[Start]
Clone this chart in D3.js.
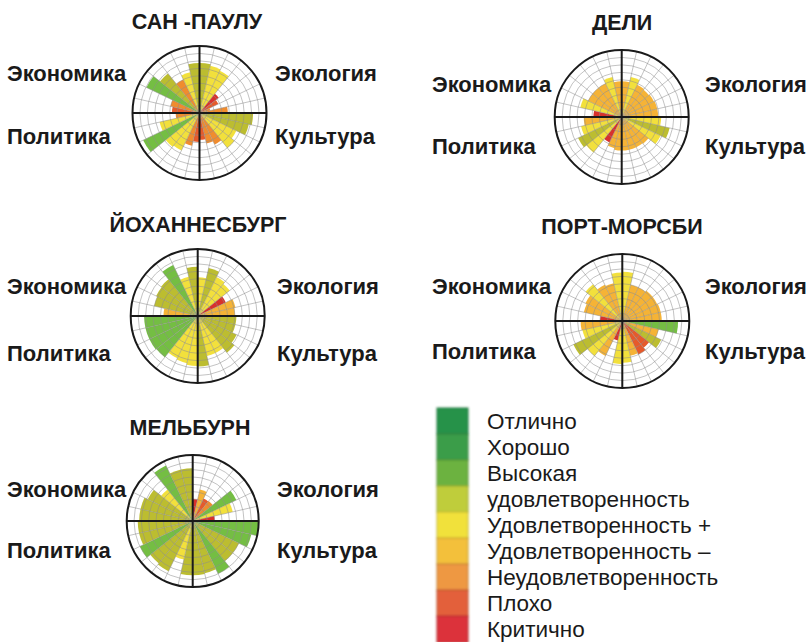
<!DOCTYPE html>
<html>
<head>
<meta charset="utf-8">
<script src="https://cdn.jsdelivr.net/npm/d3@7"></script>
<style>
  body { margin: 0; background: #fff; }
  svg text { font-family: "Liberation Sans", Arial, sans-serif; fill: #1a1a1a; }
</style>
</head>
<body>
<svg width="810" height="642"></svg>
<script>
// city names and domain labels
const cities = ["САН -ПАУЛУ", "ДЕЛИ", "ЙОХАННЕСБУРГ", "ПОРТ-МОРСБИ", "МЕЛЬБУРН"];
const domains = ["Экология", "Культура", "Политика", "Экономика"];

// 28 wedges per circle, clockwise from 12 o'clock:
// Экология 0-6, Культура 7-13, Политика 14-20, Экономика 21-27
// len = bar length in rings (0-9), grade = colour level (1 critical .. 9 best)
const saoPauloLen   = [6.7, 6.5, 6.3, 3.3, 2.8, 1.5, 3.8,  7.2, 6.8, 5.5, 6.0, 4.7, 4.2, 3.6,  3.9, 4.5, 5.6, 5.8, 8.4, 5.5, 3.2,  3.7, 4.0, 7.9, 6.8, 5.0, 5.6, 6.7];
const saoPauloGrade = [7, 5, 5, 1, 2, 3, 3,  7, 7, 5, 5, 3, 3, 2,  2, 3, 5, 5, 9, 5, 3,  2, 3, 9, 7, 3, 5, 7];

const delhiLen   = [4.8, 5.5, 4.8, 4.7, 4.8, 4.9, 4.9,  5.3, 6.6, 5.8, 4.6, 4.5, 4.5, 4.5,  4.5, 4.3, 3.8, 6.1, 6.5, 5.6, 5.1,  3.8, 5.7, 5.0, 5.0, 5.0, 5.5, 4.8];
const delhiGrade = [4, 5, 4, 4, 4, 4, 4,  5, 7, 5, 4, 4, 4, 4,  4, 4, 1, 5, 7, 5, 4,  1, 5, 4, 4, 4, 5, 4];

const joburgLen   = [5.2, 6.6, 5.8, 5.5, 4.2, 5.2, 5.0,  5.2, 5.2, 5.8, 6.3, 5.5, 5.5, 6.8,  6.7, 6.5, 6.3, 7.1, 7.2, 7.2, 7.2,  4.6, 6.0, 6.2, 6.3, 7.6, 5.4, 6.6];
const joburgGrade = [5, 7, 5, 5, 1, 4, 4,  7, 7, 7, 7, 5, 5, 7,  5, 5, 5, 9, 9, 9, 9,  4, 7, 7, 7, 9, 5, 7];

const moresbyLen   = [6.6, 5.0, 5.0, 5.2, 5.2, 5.3, 5.3,  7.5, 5.0, 5.8, 4.6, 5.0, 4.8, 5.6,  5.8, 2.7, 5.2, 6.0, 7.3, 5.5, 5.6,  3.0, 5.3, 5.5, 6.3, 5.4, 5.2, 6.5];
const moresbyGrade = [5, 4, 4, 4, 4, 4, 4,  9, 4, 7, 2, 2, 4, 5,  5, 1, 4, 5, 7, 5, 4,  1, 4, 4, 5, 4, 4, 5];

const melbourneLen   = [3.0, 4.4, 3.4, 3.5, 6.6, 5.6, 3.0,  9.0, 8.2, 7.0, 7.0, 8.0, 7.3, 7.4,  7.4, 5.4, 7.6, 7.4, 8.0, 7.5, 7.5,  7.3, 7.3, 6.8, 5.5, 8.4, 7.2, 7.2];
const melbourneGrade = [1, 4, 2, 3, 9, 5, 1,  9, 9, 7, 7, 9, 7, 7,  7, 5, 7, 7, 9, 7, 7,  7, 7, 7, 5, 9, 7, 7];

const cityLens   = [saoPauloLen, delhiLen, joburgLen, moresbyLen, melbourneLen];
const cityGrades = [saoPauloGrade, delhiGrade, joburgGrade, moresbyGrade, melbourneGrade];

// legend, top to bottom
const legendLabels = ["Отлично", "Хорошо", "Высокая", "удовлетворенность", "Удовлетворенность +",
                      "Удовлетворенность –", "Неудовлетворенность", "Плохо", "Критично"];
const legendColors = ["#27924a", "#3b9d48", "#6cb23f", "#bfcd3a", "#f1e13b", "#f3c03b", "#ee9842", "#e3603a", "#dc333a"];

// colours used inside the circles, grade 1..9
const gradeColors = ["#d8312c", "#e65a2b", "#f08c2e", "#f5b336", "#f2e03c", "#dcd93a", "#bcbd30", "#9cc23a", "#74be43"];

// panel layout
const panels = [
  { cx: 199.5, cy: 113, r: 67, titleX: 197, titleY: 29,  lx: 7,   rx: 275, topY: 81,  botY: 144 },
  { cx: 621.7, cy: 117, r: 67, titleX: 622, titleY: 30,  lx: 432, rx: 705, topY: 92,  botY: 154 },
  { cx: 197.7, cy: 316, r: 67, titleX: 198, titleY: 232, lx: 7,   rx: 277, topY: 294, botY: 361 },
  { cx: 622.3, cy: 321, r: 67, titleX: 622, titleY: 234, lx: 432, rx: 705, topY: 294, botY: 359 },
  { cx: 192.7, cy: 521, r: 66, titleX: 190, titleY: 435, lx: 7,   rx: 277, topY: 497, botY: 558 }
];

const svg = d3.select("svg");
const nWedges = 28;
const angle = d3.scaleLinear().domain([0, nWedges]).range([0, 2 * Math.PI]);
const fill = d3.scaleOrdinal().domain(d3.range(1, 10)).range(gradeColors);

panels.forEach((p, k) => {
  const r = d3.scaleLinear().domain([0, 9]).range([0, p.r]);
  const g = svg.append("g").attr("transform", `translate(${p.cx},${p.cy})`);

  const wedges = cityLens[k].map((len, i) => ({ i, len, grade: cityGrades[k][i] }));
  const arc = d3.arc()
    .innerRadius(0)
    .outerRadius(d => r(d.len))
    .startAngle(d => angle(d.i))
    .endAngle(d => angle(d.i + 1));

  g.selectAll("path.bar")
    .data(wedges)
    .enter()
    .append("path")
    .attr("class", "bar")
    .attr("d", arc)
    .attr("fill", d => fill(d.grade));

  // grid on top of the bars
  g.selectAll("circle.ring")
    .data(d3.range(1, 9))
    .enter()
    .append("circle")
    .attr("class", "ring")
    .attr("r", d => r(d))
    .attr("fill", "none")
    .attr("stroke", "#8c8c8c")
    .attr("stroke-opacity", 0.75)
    .attr("stroke-width", 0.7);

  g.selectAll("line.spoke")
    .data(d3.range(nWedges))
    .enter()
    .append("line")
    .attr("class", "spoke")
    .attr("x2", d => r(9) * Math.sin(angle(d)))
    .attr("y2", d => -r(9) * Math.cos(angle(d)))
    .attr("stroke", "#8c8c8c")
    .attr("stroke-opacity", 0.75)
    .attr("stroke-width", 0.7);

  g.append("circle")
    .attr("r", r(9))
    .attr("fill", "none")
    .attr("stroke", "#1a1a1a")
    .attr("stroke-width", 2);

  g.append("line").attr("x1", -r(9)).attr("x2", r(9))
    .attr("stroke", "#1a1a1a").attr("stroke-width", 2);
  g.append("line").attr("y1", -r(9)).attr("y2", r(9))
    .attr("stroke", "#1a1a1a").attr("stroke-width", 2);

  svg.append("text")
    .attr("x", p.titleX)
    .attr("y", p.titleY)
    .attr("text-anchor", "middle")
    .attr("font-size", 21.5)
    .attr("font-weight", "bold")
    .text(cities[k]);

  const labelPos = [
    { x: p.rx, y: p.topY }, // Экология
    { x: p.rx, y: p.botY }, // Культура
    { x: p.lx, y: p.botY }, // Политика
    { x: p.lx, y: p.topY }  // Экономика
  ];
  domains.forEach((name, j) => {
    svg.append("text")
      .attr("x", labelPos[j].x)
      .attr("y", labelPos[j].y)
      .attr("font-size", 22)
      .attr("font-weight", "bold")
      .text(name);
  });
});

// legend
const legendY = d3.scaleBand().domain(d3.range(legendLabels.length)).range([408, 642]);

svg.append("defs").append("filter")
  .attr("id", "soft")
  .attr("x", "-20%").attr("width", "140%")
  .append("feGaussianBlur")
  .attr("stdDeviation", 1.2);

const bar = svg.append("g").attr("filter", "url(#soft)");
bar.selectAll("rect")
  .data(legendColors)
  .enter()
  .append("rect")
  .attr("x", 437)
  .attr("y", (d, i) => legendY(i))
  .attr("width", 31)
  .attr("height", legendY.bandwidth() + 0.5)
  .attr("fill", d => d)
  .attr("stroke", d => d3.color(d).darker(0.6))
  .attr("stroke-width", 1);

svg.selectAll("text.legend")
  .data(legendLabels)
  .enter()
  .append("text")
  .attr("class", "legend")
  .attr("x", 487)
  .attr("y", (d, i) => legendY(i) + legendY.bandwidth() / 2)
  .attr("dy", "0.35em")
  .attr("font-size", 22.5)
  .text(d => d);
</script>
</body>
</html>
[End]
TASK TO CARRY OUT
Restate the data word for word from its first line through the line with "9, 7, 3, 5, 7];", leaving out any picture along the way.

WRITTEN REPLY
Clone this chart in D3.js.
<!DOCTYPE html>
<html>
<head>
<meta charset="utf-8">
<script src="https://cdn.jsdelivr.net/npm/d3@7"></script>
<style>
  body { margin: 0; background: #fff; }
  svg text { font-family: "Liberation Sans", Arial, sans-serif; fill: #1a1a1a; }
</style>
</head>
<body>
<svg width="810" height="642"></svg>
<script>
// city names and domain labels
const cities = ["САН -ПАУЛУ", "ДЕЛИ", "ЙОХАННЕСБУРГ", "ПОРТ-МОРСБИ", "МЕЛЬБУРН"];
const domains = ["Экология", "Культура", "Политика", "Экономика"];

// 28 wedges per circle, clockwise from 12 o'clock:
// Экология 0-6, Культура 7-13, Политика 14-20, Экономика 21-27
// len = bar length in rings (0-9), grade = colour level (1 critical .. 9 best)
const saoPauloLen   = [6.7, 6.5, 6.3, 3.3, 2.8, 1.5, 3.8,  7.2, 6.8, 5.5, 6.0, 4.7, 4.2, 3.6,  3.9, 4.5, 5.6, 5.8, 8.4, 5.5, 3.2,  3.7, 4.0, 7.9, 6.8, 5.0, 5.6, 6.7];
const saoPauloGrade = [7, 5, 5, 1, 2, 3, 3,  7, 7, 5, 5, 3, 3, 2,  2, 3, 5, 5, 9, 5, 3,  2, 3, 9, 7, 3, 5, 7];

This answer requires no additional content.